* [Given instruction] Look for the string "this" in every line, and copy each line that has it.

* [Dataset excerpt]

----------------

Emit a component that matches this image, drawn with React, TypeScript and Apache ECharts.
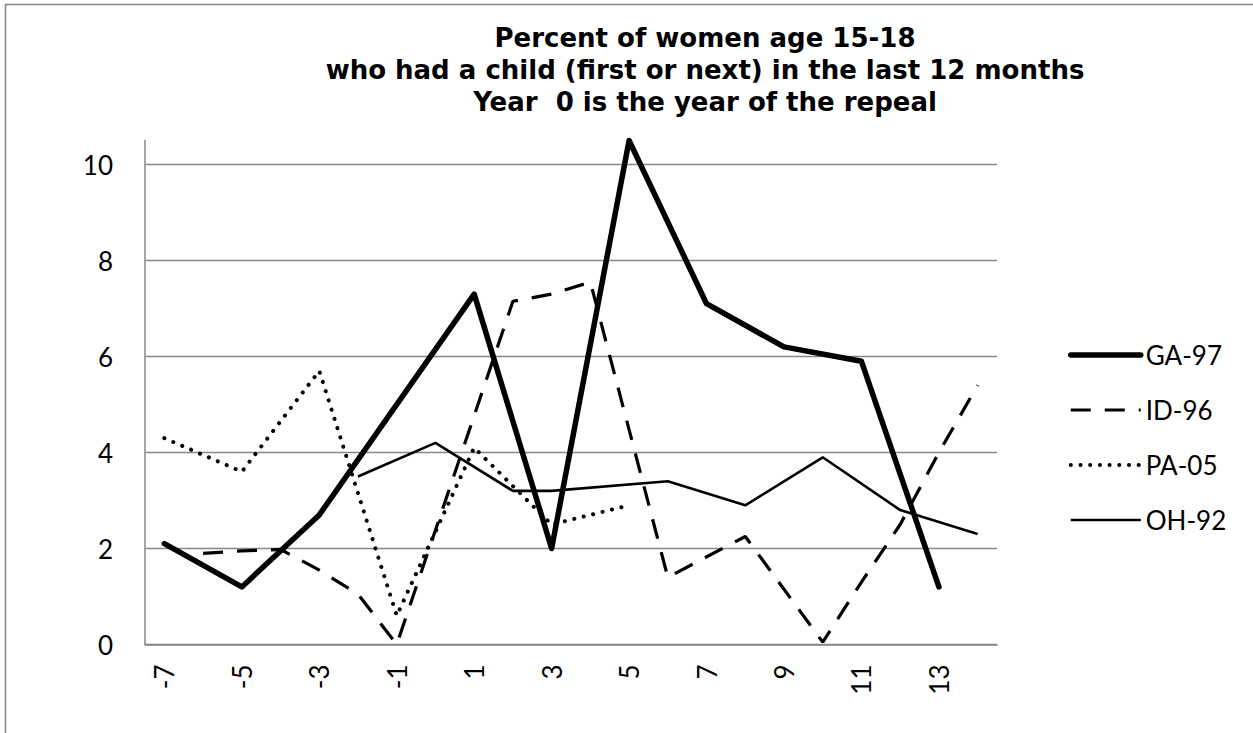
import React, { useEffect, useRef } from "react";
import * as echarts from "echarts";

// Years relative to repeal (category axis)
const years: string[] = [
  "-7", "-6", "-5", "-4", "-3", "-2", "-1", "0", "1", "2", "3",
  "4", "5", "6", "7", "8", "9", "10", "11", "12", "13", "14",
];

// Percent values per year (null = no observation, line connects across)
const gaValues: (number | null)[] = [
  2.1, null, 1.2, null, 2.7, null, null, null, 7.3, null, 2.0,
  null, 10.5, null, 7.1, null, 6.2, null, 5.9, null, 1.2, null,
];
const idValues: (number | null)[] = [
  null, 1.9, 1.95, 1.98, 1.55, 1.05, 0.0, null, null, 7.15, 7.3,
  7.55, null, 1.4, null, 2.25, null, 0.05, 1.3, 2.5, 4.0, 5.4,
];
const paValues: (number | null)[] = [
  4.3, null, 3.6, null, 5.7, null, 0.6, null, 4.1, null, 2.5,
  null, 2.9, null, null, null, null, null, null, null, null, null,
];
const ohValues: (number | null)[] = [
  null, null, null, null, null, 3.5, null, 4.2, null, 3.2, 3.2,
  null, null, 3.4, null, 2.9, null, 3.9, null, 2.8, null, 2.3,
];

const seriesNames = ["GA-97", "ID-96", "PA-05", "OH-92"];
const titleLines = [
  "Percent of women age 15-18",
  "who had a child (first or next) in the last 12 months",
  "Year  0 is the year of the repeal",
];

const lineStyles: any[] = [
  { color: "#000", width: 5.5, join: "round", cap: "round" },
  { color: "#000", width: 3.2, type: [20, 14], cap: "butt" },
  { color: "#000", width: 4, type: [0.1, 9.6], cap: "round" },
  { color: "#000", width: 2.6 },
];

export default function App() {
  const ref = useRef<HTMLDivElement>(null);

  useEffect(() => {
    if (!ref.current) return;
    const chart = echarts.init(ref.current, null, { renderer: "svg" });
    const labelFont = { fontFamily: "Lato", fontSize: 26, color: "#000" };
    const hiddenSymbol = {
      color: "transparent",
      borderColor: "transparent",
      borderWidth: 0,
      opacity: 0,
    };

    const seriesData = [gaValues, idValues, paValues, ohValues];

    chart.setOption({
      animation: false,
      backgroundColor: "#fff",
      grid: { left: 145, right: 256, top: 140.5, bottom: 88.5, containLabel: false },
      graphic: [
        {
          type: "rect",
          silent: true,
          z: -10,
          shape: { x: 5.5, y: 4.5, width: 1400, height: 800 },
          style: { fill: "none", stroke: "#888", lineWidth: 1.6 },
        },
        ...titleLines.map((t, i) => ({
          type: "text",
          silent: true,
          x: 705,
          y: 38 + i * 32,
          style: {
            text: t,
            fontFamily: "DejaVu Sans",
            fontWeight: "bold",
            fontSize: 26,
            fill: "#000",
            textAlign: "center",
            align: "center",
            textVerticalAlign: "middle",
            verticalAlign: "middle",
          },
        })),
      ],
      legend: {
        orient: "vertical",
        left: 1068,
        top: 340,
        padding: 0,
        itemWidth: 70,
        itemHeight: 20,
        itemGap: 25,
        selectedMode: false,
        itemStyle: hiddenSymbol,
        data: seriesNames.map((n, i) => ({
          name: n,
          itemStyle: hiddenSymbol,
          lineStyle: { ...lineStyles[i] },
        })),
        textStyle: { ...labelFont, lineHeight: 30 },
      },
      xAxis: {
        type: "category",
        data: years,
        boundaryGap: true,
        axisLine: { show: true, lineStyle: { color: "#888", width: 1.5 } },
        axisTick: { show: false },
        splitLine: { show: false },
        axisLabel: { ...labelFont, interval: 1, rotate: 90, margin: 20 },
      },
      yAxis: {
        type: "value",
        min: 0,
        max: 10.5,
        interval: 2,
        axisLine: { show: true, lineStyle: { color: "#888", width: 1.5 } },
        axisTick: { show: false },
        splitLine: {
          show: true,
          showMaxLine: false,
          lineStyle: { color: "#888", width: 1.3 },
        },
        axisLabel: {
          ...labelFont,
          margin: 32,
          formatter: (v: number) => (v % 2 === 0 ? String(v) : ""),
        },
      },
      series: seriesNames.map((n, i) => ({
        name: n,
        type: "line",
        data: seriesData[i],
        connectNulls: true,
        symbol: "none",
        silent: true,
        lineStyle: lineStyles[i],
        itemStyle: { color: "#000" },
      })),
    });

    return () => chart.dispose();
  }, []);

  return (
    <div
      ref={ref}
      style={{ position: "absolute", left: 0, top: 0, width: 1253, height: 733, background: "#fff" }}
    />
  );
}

----------------

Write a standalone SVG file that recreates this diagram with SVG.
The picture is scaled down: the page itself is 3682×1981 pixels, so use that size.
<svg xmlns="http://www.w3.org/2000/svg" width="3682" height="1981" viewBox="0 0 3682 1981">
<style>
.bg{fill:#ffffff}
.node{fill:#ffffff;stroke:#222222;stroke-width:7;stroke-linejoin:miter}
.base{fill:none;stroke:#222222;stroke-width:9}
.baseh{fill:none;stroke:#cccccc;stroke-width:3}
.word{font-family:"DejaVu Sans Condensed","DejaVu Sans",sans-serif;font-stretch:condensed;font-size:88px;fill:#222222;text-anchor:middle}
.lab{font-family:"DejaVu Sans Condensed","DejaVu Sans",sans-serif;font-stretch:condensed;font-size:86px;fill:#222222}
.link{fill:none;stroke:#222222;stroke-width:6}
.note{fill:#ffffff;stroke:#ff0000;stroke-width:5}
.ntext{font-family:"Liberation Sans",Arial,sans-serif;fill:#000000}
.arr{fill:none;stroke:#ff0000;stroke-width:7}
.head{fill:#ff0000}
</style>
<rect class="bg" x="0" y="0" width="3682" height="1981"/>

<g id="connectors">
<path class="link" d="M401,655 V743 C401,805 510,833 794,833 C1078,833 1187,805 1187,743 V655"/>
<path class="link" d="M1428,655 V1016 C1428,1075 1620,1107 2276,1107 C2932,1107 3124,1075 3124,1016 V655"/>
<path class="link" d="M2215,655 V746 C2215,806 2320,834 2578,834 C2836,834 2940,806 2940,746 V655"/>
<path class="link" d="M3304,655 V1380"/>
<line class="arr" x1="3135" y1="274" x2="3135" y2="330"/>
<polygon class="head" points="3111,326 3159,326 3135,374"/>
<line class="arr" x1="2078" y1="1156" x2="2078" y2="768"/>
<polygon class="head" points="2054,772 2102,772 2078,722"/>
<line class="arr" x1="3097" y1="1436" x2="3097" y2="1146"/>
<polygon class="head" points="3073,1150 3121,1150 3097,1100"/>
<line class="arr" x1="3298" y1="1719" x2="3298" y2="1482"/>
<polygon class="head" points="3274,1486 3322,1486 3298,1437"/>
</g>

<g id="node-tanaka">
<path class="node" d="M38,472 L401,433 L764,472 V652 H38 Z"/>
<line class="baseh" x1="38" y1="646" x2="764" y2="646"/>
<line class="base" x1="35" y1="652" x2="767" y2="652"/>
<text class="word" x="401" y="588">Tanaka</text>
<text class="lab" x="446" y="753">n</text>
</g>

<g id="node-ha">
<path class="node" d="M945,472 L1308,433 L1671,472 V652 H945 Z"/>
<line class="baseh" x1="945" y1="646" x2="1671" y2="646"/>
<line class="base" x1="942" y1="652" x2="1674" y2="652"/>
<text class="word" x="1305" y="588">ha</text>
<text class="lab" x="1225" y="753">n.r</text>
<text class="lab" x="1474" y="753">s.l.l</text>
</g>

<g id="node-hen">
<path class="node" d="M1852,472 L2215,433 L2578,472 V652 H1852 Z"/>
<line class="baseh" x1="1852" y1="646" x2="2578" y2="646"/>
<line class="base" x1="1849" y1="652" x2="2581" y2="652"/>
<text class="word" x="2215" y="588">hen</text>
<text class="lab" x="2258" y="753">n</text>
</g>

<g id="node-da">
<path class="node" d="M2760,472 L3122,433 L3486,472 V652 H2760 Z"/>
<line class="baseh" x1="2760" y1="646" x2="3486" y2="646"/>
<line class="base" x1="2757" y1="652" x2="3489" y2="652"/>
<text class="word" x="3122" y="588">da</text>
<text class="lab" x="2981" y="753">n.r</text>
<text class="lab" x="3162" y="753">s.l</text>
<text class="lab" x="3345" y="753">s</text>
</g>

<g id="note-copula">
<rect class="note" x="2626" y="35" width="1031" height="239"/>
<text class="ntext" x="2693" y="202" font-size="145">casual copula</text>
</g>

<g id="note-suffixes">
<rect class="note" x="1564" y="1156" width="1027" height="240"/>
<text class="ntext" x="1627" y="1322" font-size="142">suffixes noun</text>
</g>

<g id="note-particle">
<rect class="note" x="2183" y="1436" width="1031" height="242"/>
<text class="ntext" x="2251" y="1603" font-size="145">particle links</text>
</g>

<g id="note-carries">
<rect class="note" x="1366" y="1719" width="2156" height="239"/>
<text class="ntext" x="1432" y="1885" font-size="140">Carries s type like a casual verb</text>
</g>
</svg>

----------------

* [Written solution]
Emit a component that matches this image, drawn with React, TypeScript and Apache ECharts.
Write a standalone SVG file that recreates this diagram with SVG.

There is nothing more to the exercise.